ACORN's Role in the Financial Crisis.

Working Families Party obstensibly sponsored the recent visit to our town of a busload of protesters, but when the demonstration started, we quickly found out who was calling the shots: none other than ACORN. In fact, Working Families Party is nothing more than a front group for ACORN, a group that has been given significant taxpayer funding in the stimulus bill and omnibus spending bill that were recently passed in congress.

Why is this important?

ACORN spent the 1990's agitating for exactly the policies that led us into this mess: for banks to make more sub-prime loans. They would use the same Alinskyite tactics they are using now: show up at the homes of bank executives as the street muscle in the game of intimidation.

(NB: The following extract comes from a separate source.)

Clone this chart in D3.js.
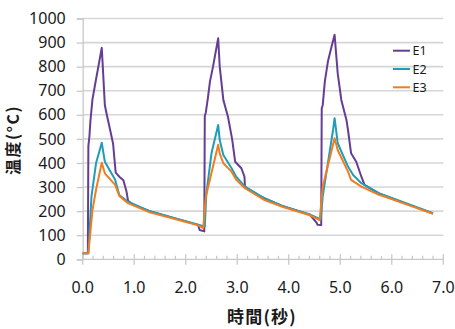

Sympathetic congressmen would then call for subpoenas, the news media would amplify the message, and the execs would cave.

Writing bad loans will normally result in the rapid demise of the individual bank that underwrites the loan, meaning that this system would have failed quickly were it not for firms on Wall Street helping out by devising ways to package these bad loans in with good loans so they could be sold and taken off the bank's books. The Federal Reserve did it's part when it inflated the housing bubble by keeping interest rates low. When customers started getting nervous, AIG stepped into the breach with CDO's which would insure the purchasers against loss and KABOOM, catastrophic failure. They were all necessary players in a system that ACORN WANTED!

This is a complicated story, but ACORN's role in all of this needs to be told. They played a major role in causing the crisis, and they certainly can not be trusted to play any part in it's ultimate resolution.

I would urge Wilton residents to contact Jim Himes, who was the Working Families Party candidate in the 2008 election, and ask him if he supports taxpayer funding of ACORN.